Sandiwara sebagai teater postkolonial, yang
merupakan sandiwara yang berkembang setelah berakhirnya kolonialisme. Kajian
postkolonial dapat dilihat sebagai diskursus kritis yang tidak saja merupakan
efek tekstual yang ditinggalkan kolonialisme. Hadirnya sandiwara di
tengah-tengah masyarakat Minangkabau dapat dipandang sebagai kehadiran sebuah
strategi artistik baru yang menantang keberadaan strategi-strategi artistik
yang telah ada dan mapan sebelumnya, misalnya randai.
Sekitar
akhir tahun 1960-an hingga awal 1970-an sandiwara mulai mendapat tempat yang
luas dalam masyarakat Minangkabau. Sandiwara tumbuh dalam interaksi antara
berbagai anasir seni dramatik dengan tujuan, pola, dan gaya yang dipengaruhi
oleh semangat pada zaman masing-masing. Sandiwara merupakan bagian dari proses
hibridasi yaitu pembauran beberapa tradisi pementasan seni dramatik. Jika
dibandingkan dengan randai, randai dikembangkan dan tumbuh dalam lingkungan
tradisional, sementara sandiwara tumbuh dalam dua ruang lingkup yaitu
sekolah-sekolah atau kaum terpelajar dan rombongan profesinal dalam bentuk
sandiwara keliling.
Proses
hibrida yang kompleks memberikan petunjuk tentang anasir kesenian prakolonial
dalam tradisi dramatik di Sumatera Barat. tradisi randai yang berbetuk tarian
naratif sebagaimana dikemukakan oleh Ediwar. Randai naratif ini semula mendapatkan
pengaruh dari opera melayu dan tonil lalu berkembang menjadi sandiwara dan
randai, akhirnya melahirkan sandiwara. Kelahiran sandiwara sebagai strategi
artisti yang diperbaharui dalam masyarakat Minangkabau menunjukkan beberapa hal
sebagai latar belakangnya, sebagai respons atas kondisi sezaman, sandiwara
adalah pantulan dari kesadaran akan adanya realitas kehidupan baru, yakni
kehidupan moderen.
Kelahiran
sandiwara memeperlihatkan bahwa, teater ini hidup dalam suatu masyarakat ketia
beberapa kebudayaan yang berbeda bertemu dalam suatu ruang sosial yang sama. Sandiwara
dapat dikatakan sebagai teater yang menyerap berbagai elemen teaterikal yang
dibawa oleh berbagai komunitas yang multikultur dari budaya asal masing-masing.

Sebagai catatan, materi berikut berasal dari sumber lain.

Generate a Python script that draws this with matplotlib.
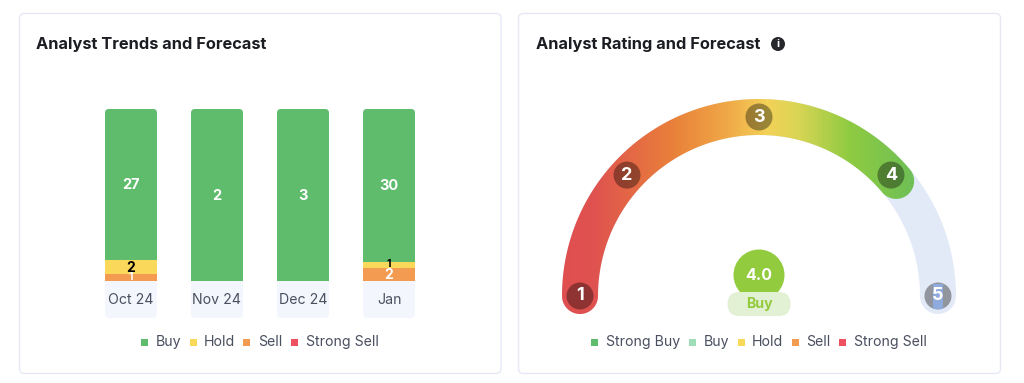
import numpy as np
import matplotlib
matplotlib.use('Agg')
import matplotlib.pyplot as plt
from matplotlib.colors import LinearSegmentedColormap
from matplotlib.patches import Circle, FancyBboxPatch, Rectangle

plt.rcParams['font.family'] = ['Inter', 'DejaVu Sans']

# Left chart: bar heights are not proportional to the printed counts in the source
months = ['Oct 24', 'Nov 24', 'Dec 24', 'Jan']
buy_height = [151, 172, 172, 153]
hold_height = [14, 0, 0, 6]
sell_height = [7, 0, 0, 13]
buy_labels = ['27', '2', '3', '30']
hold_labels = ['2', '', '', '1']
sell_labels = ['1', '', '', '2']
trend_legend = ['Buy', 'Hold', 'Sell', 'Strong Sell']

# Right chart
score = 4.0
score_label = 'Buy'
scale_ticks = [1, 2, 3, 4, 5]
rating_legend = ['Strong Buy', 'Buy', 'Hold', 'Sell', 'Strong Sell']

GREEN = '#60BC6D'
YELLOW = '#FAD85A'
ORANGE = '#F49B52'
RED = '#EF5060'
MINT = '#9FDDB8'
LIME = '#93CB3F'
TEXT = '#4A5060'
W, H = 1024, 383


def px_axes(fig, left, right, top, bottom):
    ax = fig.add_axes([left / W, 1 - bottom / H, (right - left) / W, (bottom - top) / H])
    ax.axis('off')
    return ax


fig = plt.figure(figsize=(W / 100, H / 100), dpi=100, facecolor='white')

# Page layer in pixel coordinates: cards, titles, legends
bg = px_axes(fig, 0, W, 0, H)
bg.set_xlim(0, W)
bg.set_ylim(H, 0)
for x0, x1 in [(19.5, 501), (518.5, 1000.5)]:
    bg.add_patch(FancyBboxPatch((x0, 13.5), x1 - x0, 360, boxstyle='round,pad=0,rounding_size=5',
                                fc='white', ec='#E6E9F5', lw=1))
bg.text(36.5, 44, 'Analyst Trends and Forecast', fontsize=11.8, fontweight='bold',
        color='#1B1D22', va='center')
bg.text(535.5, 44, 'Analyst Rating and Forecast', fontsize=11.8, fontweight='bold',
        color='#1B1D22', va='center')
bg.add_patch(Circle((778, 44), 7, fc='#26282C', ec='none'))
bg.text(778, 44, 'i', fontsize=8, fontweight='bold', color='white', ha='center', va='center')


def legend(labels, colors, square_x, text_x):
    for label, color, sx, tx in zip(labels, colors, square_x, text_x):
        bg.add_patch(Rectangle((sx, 339), 6.5, 6.5, fc=color, ec='none'))
        bg.text(tx, 342, label, fontsize=10.2, color=TEXT, va='center')


legend(trend_legend, [GREEN, YELLOW, ORANGE, RED], [141, 190, 243, 291], [156, 204, 258, 306])
legend(rating_legend, [GREEN, MINT, YELLOW, ORANGE, RED],
       [591, 689, 738, 792, 839], [606, 704, 752, 806, 854])

# Stacked bars: one x unit is 86 px, one y unit is 1 px
ax = px_axes(fig, 88, 432, 105, 320)
ax.set_xlim(-0.5, 3.5)
ax.set_ylim(-39, 176)
bar_w = 52 / 86
tile_h = 37
for i, month in enumerate(months):
    tile = FancyBboxPatch((i - bar_w / 2, -tile_h), bar_w, buy_height[i] + hold_height[i] + sell_height[i] + tile_h,
                          boxstyle=f'round,pad=0,rounding_size={4 / 86}', mutation_aspect=86,
                          fc='#F3F7FD', ec='none')
    ax.add_patch(tile)
    bottom = 0
    for h, color, text, tcolor in [(sell_height[i], ORANGE, sell_labels[i], 'white'),
                                   (hold_height[i], YELLOW, hold_labels[i], 'black'),
                                   (buy_height[i], GREEN, buy_labels[i], 'white')]:
        if h == 0:
            continue
        bar = ax.bar(i, h, bar_w, bottom=bottom, color=color, lw=0)[0]
        bar.set_clip_path(tile)
        # thin segments get a smaller digit so neighbours do not collide
        thick = h > 10
        ax.text(i, bottom + h / 2 + (-0.7 if thick else 0.6), text, color=tcolor,
                fontsize=10.5 if h > 20 else (10 if thick else 7.5),
                fontweight='bold', ha='center', va='center')
        bottom += h
    ax.text(i, -19, month, fontsize=10.2, color=TEXT, ha='center', va='center')

# Gauge: data units are pixels around the arc centre
g = px_axes(fig, 555, 965, 90, 325)
g.set_xlim(-204, 206)
g.set_ylim(-29, 206)
radius = 179
half = 18
tick_angles = [180, 137.5, 90, 42.5, 0]
progress_end = 40


def band_outline(t0, t1):
    arc = np.radians(np.linspace(t0, t1, 200))
    cap = np.radians(np.linspace(0, -180, 40))
    t0r, t1r = np.radians(t0), np.radians(t1)
    pts = [np.c_[(radius + half) * np.cos(arc), (radius + half) * np.sin(arc)],
           np.c_[radius * np.cos(t1r) + half * np.cos(t1r + cap), radius * np.sin(t1r) + half * np.sin(t1r + cap)],
           np.c_[(radius - half) * np.cos(arc[::-1]), (radius - half) * np.sin(arc[::-1])],
           np.c_[radius * np.cos(t0r) + half * np.cos(t0r + np.pi + cap), radius * np.sin(t0r) + half * np.sin(t0r + np.pi + cap)]]
    return np.vstack(pts)


g.fill(*band_outline(tick_angles[0], tick_angles[-1]).T, color='#E3EAF7', lw=0)
cmap = LinearSegmentedColormap.from_list('gauge', [(0, '#DF4F4F'), (0.08, '#DF5250'), (0.28, '#E9803A'),
                                                    (0.42, '#F0A847'), (0.52, '#F3D258'), (0.6, '#D9D555'),
                                                    (0.73, '#8FCB41'), (0.9, '#6DBF58'), (1, '#6DBF58')])
progress = g.fill(*band_outline(tick_angles[0], progress_end).T, color='none', lw=0)[0]
grad = g.imshow(np.linspace(0, 1, 400)[None, :], cmap=cmap, aspect='auto', vmin=0, vmax=1,
                extent=(-198, 198, -20, 200), zorder=2)
grad.set_clip_path(progress)
g.set_xlim(-204, 206)
g.set_ylim(-29, 206)

for tick, angle in zip(scale_ticks, tick_angles):
    t = np.radians(angle)
    cx, cy = radius * np.cos(t), radius * np.sin(t)
    g.add_patch(Circle((cx, cy), 13.5, fc='black', alpha=0.36, ec='none', zorder=5))
    if tick == 5:
        g.add_patch(Rectangle((cx - 5, cy - 12.5), 10, 25, fc='#8FAADD', ec='none', zorder=5.5))
    g.text(cx, cy, str(tick), color='white', fontsize=13, fontweight='bold', ha='center', va='center', zorder=6)

g.add_patch(Circle((0, 21), 25.5, fc=LIME, ec='none', zorder=3))
g.text(0, 21, f'{score:.1f}', color='white', fontsize=11.5, fontweight='bold', ha='center', va='center', zorder=6)
g.add_patch(FancyBboxPatch((-31.5, -20), 63, 24, boxstyle='round,pad=0,rounding_size=12',
                           fc='#E2F0D4', ec='none', zorder=4))
g.text(0, -8, score_label, color=LIME, fontsize=10.2, fontweight='bold', ha='center', va='center', zorder=6)

fig.savefig('out.png', dpi=100)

Akibatnya, sandiwara dapat dipahami sebagai bentuk akumulatif dari berbagai
pengaruh seni dramatik, baik yang datang dari tonil, opera melayu, sandiwara,
maupun randai.
Dramaturgi
sandiwara memiliki dua pola kreativitas, yaitu mimikri dan transkulturasi.
Mimikri secara sederhana dapat diartikan sebagai proses meniru oleh masyarakat
terkoloni terhadap pengkoloninya untuk tunduk meniru penjajah dengan mengadopsi
kebiasaan, budaya, asumsi-asumsi, lembaga, serta nilai-nilai yang dianut sang
penjajah. Transkulturasi dapat diartikan sebagai proses menyerap dan mengambil
aspek-aspek dari budaya lain untuk menciptakan genre-genre, gagasan-gagasan,
dan identitas-identitas-identitas baru.
Tercermin
bahwa, sandiwara merupakan kesenian yang moderen dibandingkan dengan randai.

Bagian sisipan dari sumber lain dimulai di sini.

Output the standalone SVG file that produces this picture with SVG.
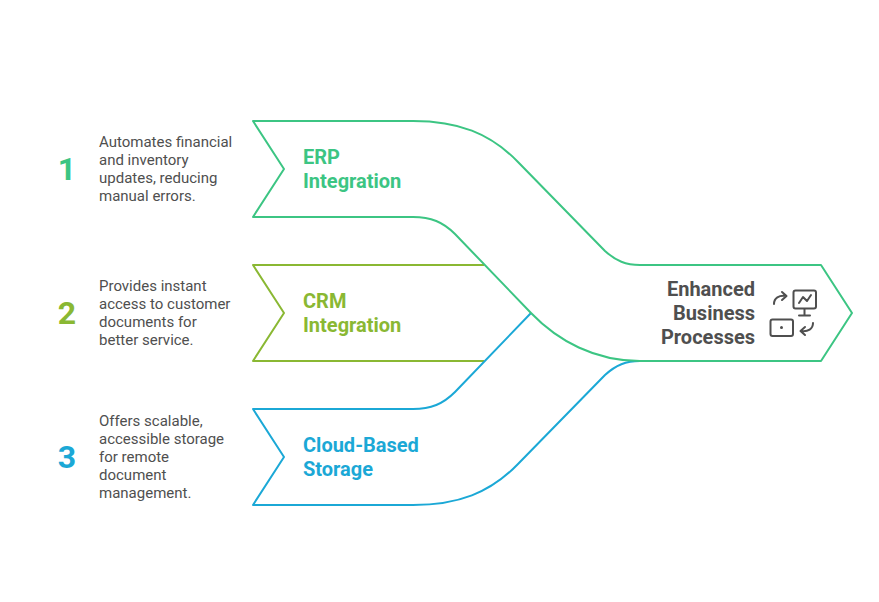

Terlihat dari segi artistik yang dipakainya, kalau randai tidak menggunakan
pentas, hanya dilapangan terbuka saja. Sandiwara juga menggunakan bahasa
nasional yaitu bahasa indonesia dan
melayu dalam beberapa carito. Sedangkan randai menggunakan bahasa daerah,
karena randai merupakan kesenian yang tradisional sesuai dengan bahasa daerah
tersebut.
Lakon
dalam sandiwara sebagian besar bersumber dari tradisi lisan bakaba sehingga
lebih terlihat sebagai sebuah keberkelanjutan dari tradisi masyarakat Minangkabau.

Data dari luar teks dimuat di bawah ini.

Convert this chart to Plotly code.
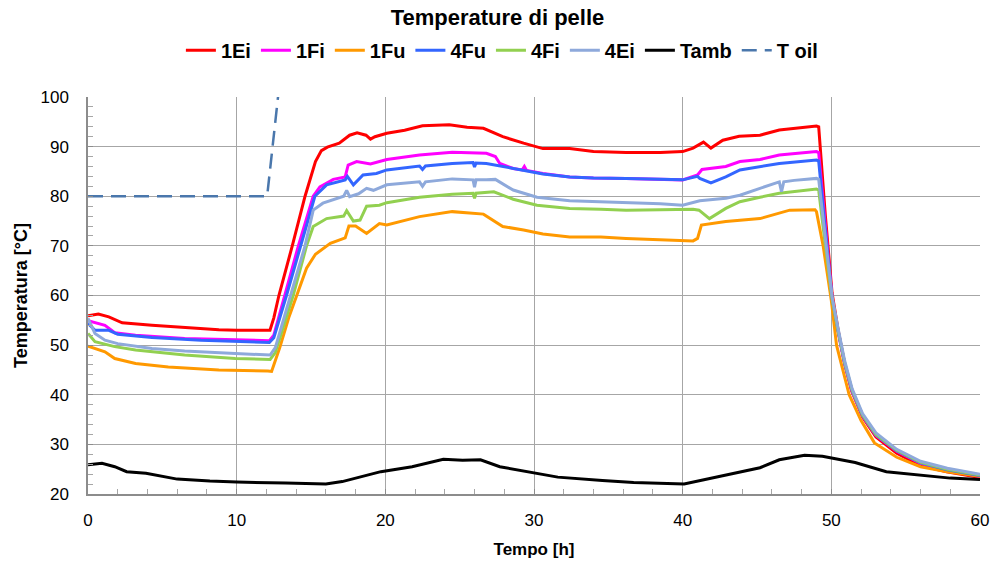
import plotly.graph_objects as go

# ---------------- data ----------------
t_1Ei = [0, 0.7, 1.4, 2.3, 4.3, 6.5, 8.8, 10.0, 12.24, 12.5, 12.84, 13.74, 14.6, 15.3, 15.7, 16.1, 16.9, 17.6, 18.1, 18.7, 19.0, 19.3,
         20.1, 21.3, 22.5, 24.3, 25.5, 26.6, 27.9, 29.3, 30.6, 32.4, 34.0, 36.2, 38.5, 40.0, 40.7, 41.4, 41.9, 42.7, 43.8,
         45.2, 46.5, 49.0, 49.15, 49.6, 50.05, 50.46, 50.9, 51.35, 52.1, 53.0, 54.4, 55.95, 57.75, 60]
v_1Ei = [55.9, 56.25, 55.7, 54.5, 54.0, 53.55, 53.1, 53.0, 53.0, 55.5, 60.0, 70.0, 80.0, 87.0, 89.2, 89.9, 90.7, 92.3, 92.8, 92.3, 91.5, 92.0,
         92.7, 93.3, 94.2, 94.4, 93.9, 93.7, 92.0, 90.7, 89.6, 89.6, 89.0, 88.8, 88.8, 89.0, 89.7, 90.9, 89.7, 91.3, 92.1,
         92.3, 93.35, 94.15, 94.0, 76.0, 60.5, 53.0, 46.3, 40.9, 35.5, 31.5, 28.2, 25.8, 24.5, 23.3]

t_1Fi = [0, 0.6, 1.14, 1.8, 3.2, 6.5, 9.9, 12.2, 12.5, 13.25, 14.15, 15.15, 15.6, 16.5, 17.3, 17.5, 18.07, 19.0, 19.6, 20.1, 22.3,
         24.5, 26.8, 27.4, 27.7, 28.6, 29.2, 29.35, 29.5, 30.6, 32.4, 34.0, 36.2, 38.5, 40.0, 41.0, 41.3, 42.9, 43.85, 45.2,
         46.5, 49.0, 49.15, 49.6, 50.05, 50.46, 50.9, 51.4, 52.1, 53.0, 54.4, 56.0, 57.8, 60]
v_1Fi = [54.9, 54.5, 54.0, 52.5, 52.0, 51.35, 51.0, 50.9, 52.0, 60.0, 70.0, 80.0, 81.9, 83.4, 83.9, 86.3, 87.0, 86.5, 87.0, 87.4, 88.3,
         88.85, 88.65, 88.0, 86.6, 85.6, 85.3, 86.0, 85.2, 84.6, 83.9, 83.7, 83.6, 83.4, 83.3, 84.3, 85.4, 86.0, 87.0, 87.4,
         88.3, 89.0, 88.8, 74.0, 59.5, 52.6, 46.0, 40.6, 35.7, 31.8, 28.6, 26.2, 24.8, 23.5]

t_1Fu = [0, 0.5, 1.14, 1.8, 3.2, 5.4, 8.8, 12.1, 12.35, 12.9, 13.5, 14.1, 14.7, 15.3, 16.3, 17.3, 17.55, 18.0, 18.74, 19.6, 20.1,
         22.3, 24.5, 26.6, 27.9, 29.3, 30.6, 32.4, 34.5, 36.2, 38.5, 40.7, 41.0, 41.26, 42.9, 43.85, 45.2, 47.2, 48.9, 49.0,
         49.45, 50.0, 50.35, 51.2, 52.0, 52.9, 54.4, 56.0, 57.8, 60]
v_1Fu = [49.8, 49.3, 48.65, 47.3, 46.3, 45.6, 45.0, 44.8, 44.7, 49.5, 55.5, 60.5, 65.5, 68.3, 70.5, 71.6, 74.0, 74.0, 72.5, 74.5, 74.2,
         75.9, 76.9, 76.4, 73.9, 73.2, 72.4, 71.8, 71.8, 71.5, 71.3, 71.0, 71.5, 74.2, 74.9, 75.2, 75.5, 77.2, 77.3, 76.9,
         70.0, 59.0, 50.0, 40.0, 34.8, 30.3, 27.4, 25.5, 24.5, 23.6]

t_4Fu = [0, 0.47, 1.37, 2.0, 4.3, 7.6, 12.2, 12.5, 13.35, 14.3, 15.26, 16.05, 17.3, 17.45, 17.85, 18.5, 19.4, 20.1, 21.0, 22.3, 22.5,
         22.7, 24.5, 25.9, 26.0, 26.1, 26.8, 27.9, 29.05, 30.6, 32.4, 34.0, 36.2, 38.5, 40.0, 41.0, 41.15, 41.9, 42.9, 43.85,
         45.2, 46.5, 49.0, 49.15, 49.6, 50.05, 50.46, 50.9, 51.4, 52.1, 53.0, 54.4, 56.0, 57.8, 60]
v_4Fu = [54.4, 53.0, 53.0, 52.2, 51.55, 51.0, 50.55, 51.5, 60.0, 70.0, 80.0, 82.3, 83.3, 84.0, 82.3, 84.3, 84.6, 85.3, 85.6, 86.1, 85.4,
         86.1, 86.6, 86.8, 85.9, 86.7, 86.6, 86.0, 85.3, 84.5, 83.9, 83.7, 83.6, 83.4, 83.3, 84.0, 83.6, 82.7, 83.9, 85.3,
         86.0, 86.6, 87.3, 87.1, 73.0, 59.5, 52.8, 46.3, 40.8, 35.8, 31.9, 28.7, 26.3, 24.9, 23.7]

t_4Fi = [0, 0.47, 1.8, 3.2, 6.5, 9.9, 12.25, 12.6, 13.8, 14.7, 15.15, 16.05, 17.2, 17.4, 17.85, 18.3, 18.74, 19.6, 20.1, 22.3, 24.5,
         25.9, 26.0, 26.1, 27.3, 28.6, 30.2, 32.4, 34.5, 36.2, 38.5, 40.7, 41.1, 41.8, 42.9, 43.85, 45.2, 46.5, 49.0, 49.15,
         49.6, 50.05, 50.46, 50.9, 51.4, 52.1, 53.0, 54.4, 56.0, 57.8, 60]
v_4Fi = [52.35, 50.7, 49.7, 49.0, 48.0, 47.3, 47.1, 48.5, 60.0, 70.0, 73.9, 75.5, 76.0, 77.1, 75.0, 75.2, 78.0, 78.2, 78.7, 79.8, 80.4,
         80.6, 79.6, 80.6, 80.9, 79.4, 78.2, 77.55, 77.4, 77.2, 77.3, 77.4, 77.2, 75.5, 77.55, 78.9, 79.8, 80.6, 81.45, 81.2,
         70.0, 59.3, 52.8, 46.4, 40.9, 35.9, 32.0, 28.8, 26.4, 25.0, 23.8]

t_4Ei = [0, 0.47, 1.14, 2.0, 4.3, 6.5, 9.9, 12.25, 12.6, 13.6, 14.6, 15.15, 15.8, 17.2, 17.4, 17.6, 18.2, 18.74, 19.2, 20.1, 22.3,
         22.5, 22.7, 24.5, 25.9, 26.0, 26.1, 26.8, 27.4, 28.6, 30.2, 32.4, 34.5, 36.2, 38.5, 40.0, 41.15, 42.9, 43.85, 45.2,
         46.5, 46.65, 46.8, 47.5, 49.0, 49.15, 49.6, 50.05, 50.46, 50.9, 51.4, 52.1, 53.0, 54.4, 56.0, 57.8, 60]
v_4Ei = [55.4, 52.35, 51.0, 50.3, 49.3, 48.8, 48.3, 48.0, 49.5, 60.0, 70.0, 77.2, 78.6, 80.0, 81.2, 79.9, 80.5, 81.6, 81.2, 82.3, 82.9,
         82.0, 82.9, 83.5, 83.3, 81.8, 83.3, 83.3, 83.4, 81.25, 79.8, 79.1, 78.9, 78.7, 78.5, 78.2, 79.1, 79.6, 80.2, 81.6,
         82.9, 80.9, 82.9, 83.2, 83.6, 83.4, 71.0, 59.7, 53.3, 46.8, 41.2, 36.2, 32.3, 29.0, 26.6, 25.2, 24.0]

t_Tamb = [0, 0.94, 1.8, 2.6, 3.9, 6.0, 8.2, 10.0, 13.3, 16.0, 17.1, 19.7, 21.8, 23.9, 25.2, 26.4, 27.7, 29.9, 31.6, 34.6,
          36.7, 40.1, 40.9, 43.1, 45.2, 46.5, 48.2, 49.4, 51.6, 53.7, 55.8, 58.0, 60]
v_Tamb = [25.9, 26.2, 25.5, 24.5, 24.2, 23.0, 22.6, 22.4, 22.2, 22.0, 22.5, 24.5, 25.5, 27.0, 26.8, 26.9, 25.5, 24.3, 23.4, 22.7,
          22.3, 22.0, 22.5, 24.0, 25.3, 26.9, 27.8, 27.6, 26.35, 24.5, 23.85, 23.2, 22.9]

t_Toil = [0, 12.05, 12.8]
v_Toil = [80, 80, 100.5]

names = ["1Ei", "1Fi", "1Fu", "4Fu", "4Fi", "4Ei", "Tamb", "T oil"]
colors = ["#FF0000", "#FF00FF", "#FF9900", "#3366FF", "#92D050", "#8EA9DB", "#000000", "#4A77AC"]
times = [t_1Ei, t_1Fi, t_1Fu, t_4Fu, t_4Fi, t_4Ei, t_Tamb, t_Toil]
values = [v_1Ei, v_1Fi, v_1Fu, v_4Fu, v_4Fi, v_4Ei, v_Tamb, v_Toil]

FONT = "Liberation Sans, Arial, sans-serif"

fig = go.Figure()
for n, c, tx, vy in zip(names, colors, times, values):
    if n == "T oil":
        ln = dict(color=c, width=2.5, dash="15px,8px")
    else:
        ln = dict(color=c, width=3)
    fig.add_trace(go.Scatter(x=tx, y=vy, mode="lines", name="<b>" + n + "</b>", line=ln))

fig.update_layout(
    width=995, height=569,
    margin=dict(l=88, r=15, t=97, b=75, autoexpand=False),
    paper_bgcolor="white", plot_bgcolor="white",
    font=dict(family=FONT, size=16, color="black"),
    title=dict(text="<b>Temperature di pelle</b>", x=0.5, xanchor="center",
               y=1 - 17 / 569, yanchor="middle", font=dict(size=22, family=FONT)),
    legend=dict(orientation="h", x=0.464, xanchor="center", y=1.118, yanchor="middle",
                font=dict(size=20, family=FONT), tracegroupgap=0,
                bgcolor="rgba(0,0,0,0)"),
    showlegend=True,
)
fig.update_xaxes(range=[0, 60], dtick=10, tick0=0, showgrid=True, gridcolor="#A6A6A6", gridwidth=1,
                 showline=True, linecolor="#8C8C8C", linewidth=1.5, zeroline=False, automargin=False,
                 ticks="inside", ticklen=5, tickcolor="#8C8C8C",
                 minor=dict(dtick=2, ticks="inside", ticklen=5, tickcolor="#A6A6A6", showgrid=False),
                 tickfont=dict(size=17, family=FONT), ticklabelstandoff=10,
                 title=dict(text="<b>Tempo [h]</b>", font=dict(size=17, family=FONT), standoff=14))
fig.update_yaxes(range=[20, 100], dtick=10, tick0=20, showgrid=True, gridcolor="#A6A6A6", gridwidth=1,
                 showline=True, linecolor="#8C8C8C", linewidth=1.5, zeroline=False, automargin=False,
                 ticks="inside", ticklen=5, tickcolor="#8C8C8C",
                 minor=dict(dtick=2, ticks="inside", ticklen=5, tickcolor="#A6A6A6", showgrid=False),
                 tickfont=dict(size=17, family=FONT), ticklabelstandoff=14,
                 title=dict(text="<b>Temperatura [°C]</b>", font=dict(size=18, family=FONT), standoff=8))

fig.write_html("out.html")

Kaba tersebut yang disampaikan secara lisan menjadi sebuah cerita dalam
sandiwara terlihat sebagai pengaruh yang ditinggalkan oleh opera melayu maupun
tonil. Cerita yang dibuat para tukang karang dalam sandiwara berpotensi untuk
menjadi perwujudan dari konsep-konsep satir dan parodi.
Tujuan
menulis sejarah lokal melalui cerita, tampak melalui bagaimana cerita dalam
sandiwara secara tidak langsung merefleksikan dan merefraksikan perjalanan
sosio-kultural orang Minangkabau, yaitu dari masyarakat feodal ke masyarakat
modal dan akhirnya masyarakat industri. Kesan tentang penulisan sejarah lokal
semakin kuat dirasakan dengan memperhatikan logika-logika cerita.
Tema-tema
yang dihadirkan dalam cerita sandiwara berupa persoalan-persoalan klasik tentang
harga diri, balas dendam, dan percitaan pribadi bergerak menjadi perjuangan,
harga diri dan balas dendam yang lebih umum atau lebih menunjukkan gambaran
kekinian. Begitu banyaknya yang akan bisa diangkat menjadi tema suatu
pementasan sandiwara, tetapi tidak sembarangan untuk memilih tema tersebut,
tema harus sesuai dengan keadaan atau kondisi masyarakat masing-masing pada
zamannya.
Tumbuhnya
sandiwara sebagai teater rakyat didorong oleh kerangka sosial tempat masyarakat
Minangkabau tengah beralih dari kondisi-kondisi tradisionalnya untuk memasuki
kerangka sosial baru, yakni kerangka modernitas. Perkembangan sandiwara sebagai
teater rakyat dalam masyarakat Minangkabau mengungkapkan adanya kesadaran baru
terhadap seni dramatik dalam masyarakat Minangkabau. Sandiwara memperlihatkan
adanya gejala inkonsistensi dari partisipasinya sendiri.
Sandiwara
merupakan potret poskolonial, yaitu seni dramatik yang menunjukkan kemampuan
masyarakat likao untuk memperkuat idiom seni pertunjukan tradisi mereka dengan
mengambil bentuk-bentuk drama barat maupun timur secara kolektif. Sandiwara
merupakan teater rakyat dalam masyarakat Minangkabau, yakni seni dramatik yang
diterima secara luas oleh berbagai kalangan dalam masyarakat yang sekaligus
merefleksikan kesadaran politik rakyat sebuah negara atau semangat kerakyatan.